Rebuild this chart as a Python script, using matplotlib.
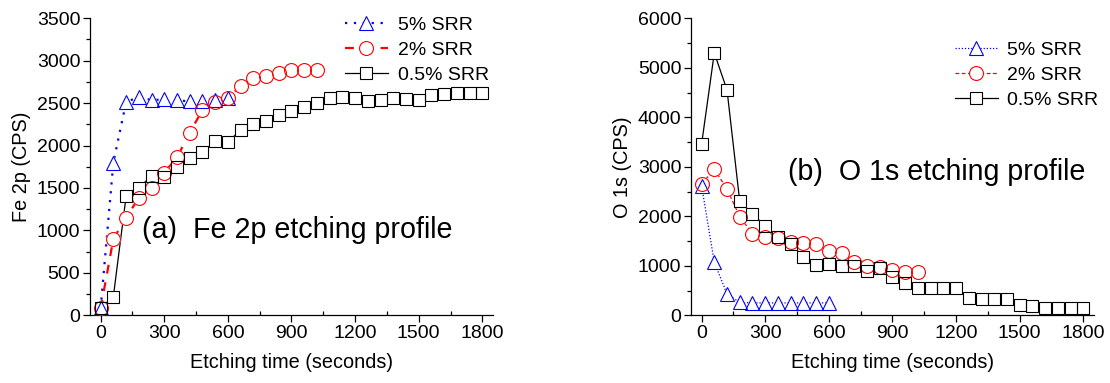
import matplotlib
matplotlib.use("Agg")
import matplotlib.pyplot as plt
from matplotlib.lines import Line2D
from matplotlib.ticker import MultipleLocator

plt.rcParams['font.family'] = ['Liberation Sans', 'DejaVu Sans']

# etching times (s)
t_5 = [0, 60, 120, 180, 240, 300, 360, 420, 480, 540, 600]
t_2 = [0, 60, 120, 180, 240, 300, 360, 420, 480, 540, 600,
       660, 720, 780, 840, 900, 960, 1020]
t_05 = [0, 60, 120, 180, 240, 300, 360, 420, 480, 540, 600,
        660, 720, 780, 840, 900, 960, 1020, 1080, 1140, 1200,
        1260, 1320, 1380, 1440, 1500, 1560, 1620, 1680, 1740, 1800]

# (a) Fe 2p
fe_5 = [80, 1800, 2510, 2575, 2535, 2545, 2535, 2520, 2525, 2540, 2560]
fe_2 = [80, 900, 1150, 1385, 1500, 1680, 1860, 2150, 2420, 2515, 2560,
        2700, 2800, 2820, 2860, 2890, 2895, 2890]
fe_05 = [85, 220, 1400, 1500, 1645, 1635, 1750, 1850, 1920, 2055, 2040,
         2185, 2255, 2285, 2360, 2405, 2450, 2500, 2555, 2575, 2565,
         2530, 2540, 2555, 2545, 2540, 2600, 2610, 2615, 2615, 2620]

# (b) O 1s
o_5 = [2620, 1070, 430, 260, 250, 250, 250, 250, 250, 250, 250]
o_2 = [2650, 2950, 2550, 1990, 1650, 1580, 1560, 1480, 1460, 1450, 1305,
       1255, 1080, 1005, 985, 910, 875, 875]
o_05 = [3455, 5300, 4550, 2300, 2055, 1800, 1580, 1450, 1180, 1015, 1045,
        1005, 1005, 895, 965, 780, 645, 555, 555, 555, 555,
        350, 335, 335, 335, 210, 190, 140, 140, 140, 140]

labels = ['5% SRR', '2% SRR', '0.5% SRR']
colors = ['#0000ff', '#ff0000', '#000000']
markers = ['^', 'o', 's']
msizes = [9.5, 10, 8]

fig = plt.figure(figsize=(11.1, 3.83), dpi=100)
ax1 = fig.add_axes([0.0811, 0.1768, 0.363, 0.7755])
ax2 = fig.add_axes([0.6225, 0.1768, 0.363, 0.7755])


def draw(ax, xs, ys, styles, widths):
    # lines underneath, white-filled markers to hide lines, then open outlines
    for x, y, c, ls, lw in zip(xs, ys, colors, styles, widths):
        ax.plot(x, y, color=c, ls=ls, lw=lw, zorder=1)
    for x, y, c, m, ms in zip(xs, ys, colors, markers, msizes):
        ax.plot(x, y, ls='none', marker=m, ms=ms, mfc='white', mec='white',
                mew=0.8, zorder=2)
    for x, y, c, m, ms in zip(xs, ys, colors, markers, msizes):
        ax.plot(x, y, ls='none', marker=m, ms=ms, mfc='none', mec=c,
                mew=0.8, zorder=3)
    handles = [Line2D([], [], color=c, ls=ls, lw=lw, marker=m, ms=ms,
                      mfc='white', mec=c, mew=0.8)
               for c, ls, lw, m, ms in zip(colors, styles, widths, markers, msizes)]
    return handles


def style(ax, ymax, ymaj, ylabel):
    ax.set_xlim(-50, 1850)
    ax.set_ylim(0, ymax)
    ax.xaxis.set_major_locator(MultipleLocator(300))
    ax.xaxis.set_minor_locator(MultipleLocator(150))
    ax.yaxis.set_major_locator(MultipleLocator(ymaj))
    ax.yaxis.set_minor_locator(MultipleLocator(ymaj / 2))
    for s in ['top', 'right']:
        ax.spines[s].set_visible(False)
    for s in ['left', 'bottom']:
        ax.spines[s].set_linewidth(0.9)
    ax.tick_params(which='major', direction='out', length=5, width=0.9,
                   labelsize=14, pad=2)
    ax.tick_params(axis='y', which='minor', direction='out', length=3, width=0.9)
    ax.tick_params(axis='x', which='minor', direction='in', length=3, width=0.9)
    ax.set_xlabel('Etching time (seconds)', fontsize=14.3, labelpad=8)
    ax.set_ylabel(ylabel, fontsize=14.3, labelpad=4)


h1 = draw(ax1, [t_5, t_2, t_05], [fe_5, fe_2, fe_05],
          [(0, (1, 3)), (0, (4, 4)), '-'], [1.6, 1.6, 0.9])
style(ax1, 3500, 500, 'Fe 2p (CPS)')
ax1.legend(h1, labels, loc='upper left', bbox_to_anchor=(0.633, 1.006),
           frameon=False, fontsize=14, handlelength=2.2, handletextpad=0.5,
           labelspacing=0.38, borderpad=0, borderaxespad=0)
ax1.text(0.128, 0.26, '(a)  Fe 2p etching profile', transform=ax1.transAxes,
         fontsize=20.6, ha='left', va='baseline')

h2 = draw(ax2, [t_5, t_2, t_05], [o_5, o_2, o_05],
          [(0, (1, 1.5)), (0, (3, 2)), '-'], [0.9, 0.9, 0.9])
style(ax2, 6000, 1000, 'O 1s (CPS)')
ax2.legend(h2, labels, loc='upper left', bbox_to_anchor=(0.655, 0.923),
           frameon=False, fontsize=14, handlelength=2.2, handletextpad=0.5,
           labelspacing=0.38, borderpad=0, borderaxespad=0)
ax2.text(0.2415, 0.4556, '(b)  O 1s etching profile', transform=ax2.transAxes,
         fontsize=20.6, ha='left', va='baseline')

fig.savefig('out.png', dpi=100)
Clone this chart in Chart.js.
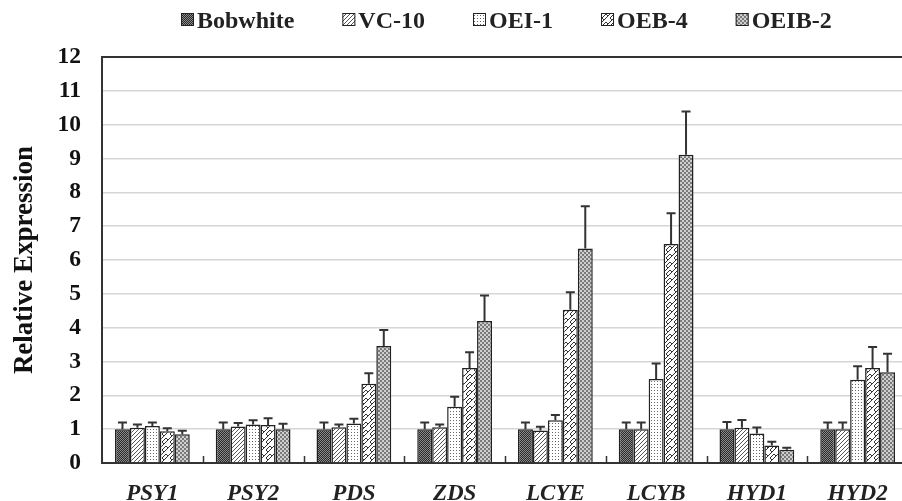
<!DOCTYPE html>
<html><head><meta charset="utf-8">
<script src="https://cdn.jsdelivr.net/npm/chart.js@4.4.0/dist/chart.umd.min.js"></script>
<style>html,body{margin:0;padding:0;overflow:hidden;background:#fff;width:902px;height:501px}
#wrap{position:relative;width:912px;height:501px}</style></head>
<body><div id="wrap"><canvas id="c" width="912" height="501"></canvas></div>
<script>
// ---- data ----
const categories = ['PSY1','PSY2','PDS','ZDS','LCYE','LCYB','HYD1','HYD2'];
const seriesNames = ['Bobwhite','VC-10','OEI-1','OEB-4','OEIB-2'];
const bobwhite    = [1.00,1.00,1.00,1.00,1.00,1.00,1.00,1.00];
const bobwhiteErr = [0.20,0.20,0.20,0.20,0.20,0.20,0.21,0.20];
const vc10        = [1.04,1.08,1.06,1.06,0.96,1.00,1.04,1.00];
const vc10Err     = [0.10,0.10,0.08,0.08,0.11,0.20,0.23,0.20];
const oei1        = [1.09,1.14,1.17,1.66,1.26,2.48,0.87,2.46];
const oei1Err     = [0.11,0.12,0.14,0.30,0.16,0.46,0.18,0.40];
const oeb4        = [0.94,1.12,2.34,2.81,4.53,6.47,0.52,2.81];
const oeb4Err     = [0.09,0.20,0.31,0.46,0.52,0.91,0.11,0.62];
const oeib2       = [0.85,1.00,3.46,4.20,6.34,9.11,0.39,2.68];
const oeib2Err    = [0.10,0.16,0.47,0.75,1.25,1.28,0.06,0.55];
const yMin = 0, yMax = 12, yStep = 1;
const yTitle = 'Relative Expression';

// ---- patterns ----
function makePattern(w, h, draw) {
  const c = document.createElement('canvas'); c.width = w; c.height = h;
  const g = c.getContext('2d'); draw(g, w, h);
  return g.createPattern(c, 'repeat');
}
const pat = [
  makePattern(2, 2, (g) => { g.fillStyle = '#2a2a2a'; g.fillRect(0,0,2,2); g.fillStyle = '#8a8a8a'; g.fillRect(0,0,1,1); g.fillRect(1,1,1,1); }),
  makePattern(4, 4, (g) => { g.fillStyle = '#fff'; g.fillRect(0,0,4,4); g.strokeStyle = '#555'; g.lineWidth = 1;
    for (let k = -4; k <= 8; k += 4) { g.beginPath(); g.moveTo(k, 4); g.lineTo(k + 4, 0); g.stroke(); } }),
  makePattern(3, 3, (g) => { g.fillStyle = '#fff'; g.fillRect(0,0,3,3); g.fillStyle = '#666'; g.fillRect(0,0,1,1); }),
  makePattern(8, 8, (g) => { g.fillStyle = '#fff'; g.fillRect(0,0,8,8); g.strokeStyle = '#333'; g.lineWidth = 1;
    g.beginPath(); g.moveTo(0,8); g.lineTo(4,4); g.lineTo(2,2); g.lineTo(4,0); g.moveTo(4,4); g.lineTo(8,0);
    g.moveTo(4,8); g.lineTo(6,6); g.lineTo(8,8); g.stroke(); }),
  makePattern(4, 4, (g) => { g.fillStyle = '#cfcfcf'; g.fillRect(0,0,4,4); g.fillStyle = '#7a7a7a'; g.fillRect(0,0,2,2); g.fillRect(2,2,2,2); })
];
const values = [bobwhite, vc10, oei1, oeb4, oeib2];
const errors = [bobwhiteErr, vc10Err, oei1Err, oeb4Err, oeib2Err];

const FONT = "'Liberation Serif', 'Times New Roman', serif";
const INK = '#222';

const legendPlugin = {
  id: 'customLegend',
  afterDraw(chart) {
    const ctx = chart.ctx; ctx.save();
    ctx.font = 'bold 24px ' + FONT; ctx.textBaseline = 'alphabetic'; ctx.textAlign = 'left';
    let x = 181; const box = 13, top = 13, base = 28;
    chart.data.datasets.forEach((ds) => {
      ctx.fillStyle = ds.backgroundColor; ctx.fillRect(x, top, box, box);
      ctx.strokeStyle = INK; ctx.lineWidth = 1; ctx.strokeRect(x + 0.5, top + 0.5, box - 1, box - 1);
      ctx.fillStyle = INK; ctx.fillText(ds.label, x + box + 3, base);
      x += box + 3 + ctx.measureText(ds.label).width + 48;
    });
    ctx.restore();
  }
};

const errorBarPlugin = {
  id: 'errorBars',
  afterDatasetsDraw(chart) {
    const ctx = chart.ctx, ys = chart.scales.y; ctx.save();
    ctx.strokeStyle = '#333'; ctx.lineWidth = 2;
    chart.data.datasets.forEach((ds, i) => {
      const meta = chart.getDatasetMeta(i);
      meta.data.forEach((el, j) => {
        const top = ys.getPixelForValue(ds.data[j] + ds.errors[j]);
        ctx.beginPath(); ctx.moveTo(el.x, el.y); ctx.lineTo(el.x, top);
        ctx.moveTo(el.x - 4.5, top); ctx.lineTo(el.x + 4.5, top); ctx.stroke();
      });
    });
    ctx.restore();
  }
};

const catTickPlugin = {
  id: 'catTicks',
  afterDraw(chart) {
    const ctx = chart.ctx, xs = chart.scales.x, bottom = chart.chartArea.bottom; ctx.save();
    const half = (xs.getPixelForValue(1) - xs.getPixelForValue(0)) / 2;
    ctx.strokeStyle = '#333'; ctx.lineWidth = 1.5;
    for (let i = 1; i < categories.length; i++) {
      const x = Math.round(xs.getPixelForValue(i) - half) + 0.5;
      ctx.beginPath(); ctx.moveTo(x, bottom); ctx.lineTo(x, bottom - 7); ctx.stroke();
    }
    ctx.restore();
  }
};

new Chart(document.getElementById('c'), {
  type: 'bar',
  data: {
    labels: categories,
    datasets: seriesNames.map((n, i) => ({
      label: n, data: values[i], errors: errors[i],
      backgroundColor: pat[i], borderColor: INK, borderWidth: 1.5,
      categoryPercentage: 0.742, barPercentage: 1.0
    }))
  },
  options: {
    responsive: false, animation: false,
    layout: { padding: { top: 57, right: 4, bottom: 0, left: 0 } },
    plugins: { legend: { display: false }, tooltip: { enabled: false } },
    scales: {
      x: {
        grid: { display: false, drawTicks: false },
        border: { display: true, color: '#333', width: 2 },
        ticks: { color: INK, padding: 17, font: { family: FONT, size: 23, weight: 'bold', style: 'italic' } },
        afterFit(s) { s.height = 38; }
      },
      y: {
        min: yMin, max: yMax,
        grid: { drawTicks: false,
          color: (c) => c.tick && c.tick.value === yMax ? '#333' : '#d6d6d6',
          lineWidth: (c) => c.tick && c.tick.value === yMax ? 2 : 1.5 },
        border: { display: true, color: '#333', width: 2 },
        ticks: { stepSize: yStep, color: '#111', padding: 21, font: { family: FONT, size: 23.5, weight: 'bold' } },
        title: { display: true, text: yTitle, color: '#111', padding: { top: 9, bottom: 0 }, font: { family: FONT, size: 27, weight: 'bold' } },
        afterFit(s) { s.width = 102; }
      }
    }
  },
  plugins: [legendPlugin, errorBarPlugin, catTickPlugin]
});
</script>
</body></html>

Exercise: The lines from the top of the data above through the one holding "msizes = [9.5, 10, 8]" are to be repeated exactly, and only those, with no pictures.

Result of the task:
Rebuild this chart as a Python script, using matplotlib.
import matplotlib
matplotlib.use("Agg")
import matplotlib.pyplot as plt
from matplotlib.lines import Line2D
from matplotlib.ticker import MultipleLocator

plt.rcParams['font.family'] = ['Liberation Sans', 'DejaVu Sans']

# etching times (s)
t_5 = [0, 60, 120, 180, 240, 300, 360, 420, 480, 540, 600]
t_2 = [0, 60, 120, 180, 240, 300, 360, 420, 480, 540, 600,
       660, 720, 780, 840, 900, 960, 1020]
t_05 = [0, 60, 120, 180, 240, 300, 360, 420, 480, 540, 600,
        660, 720, 780, 840, 900, 960, 1020, 1080, 1140, 1200,
        1260, 1320, 1380, 1440, 1500, 1560, 1620, 1680, 1740, 1800]

# (a) Fe 2p
fe_5 = [80, 1800, 2510, 2575, 2535, 2545, 2535, 2520, 2525, 2540, 2560]
fe_2 = [80, 900, 1150, 1385, 1500, 1680, 1860, 2150, 2420, 2515, 2560,
        2700, 2800, 2820, 2860, 2890, 2895, 2890]
fe_05 = [85, 220, 1400, 1500, 1645, 1635, 1750, 1850, 1920, 2055, 2040,
         2185, 2255, 2285, 2360, 2405, 2450, 2500, 2555, 2575, 2565,
         2530, 2540, 2555, 2545, 2540, 2600, 2610, 2615, 2615, 2620]

# (b) O 1s
o_5 = [2620, 1070, 430, 260, 250, 250, 250, 250, 250, 250, 250]
o_2 = [2650, 2950, 2550, 1990, 1650, 1580, 1560, 1480, 1460, 1450, 1305,
       1255, 1080, 1005, 985, 910, 875, 875]
o_05 = [3455, 5300, 4550, 2300, 2055, 1800, 1580, 1450, 1180, 1015, 1045,
        1005, 1005, 895, 965, 780, 645, 555, 555, 555, 555,
        350, 335, 335, 335, 210, 190, 140, 140, 140, 140]

labels = ['5% SRR', '2% SRR', '0.5% SRR']
colors = ['#0000ff', '#ff0000', '#000000']
markers = ['^', 'o', 's']
msizes = [9.5, 10, 8]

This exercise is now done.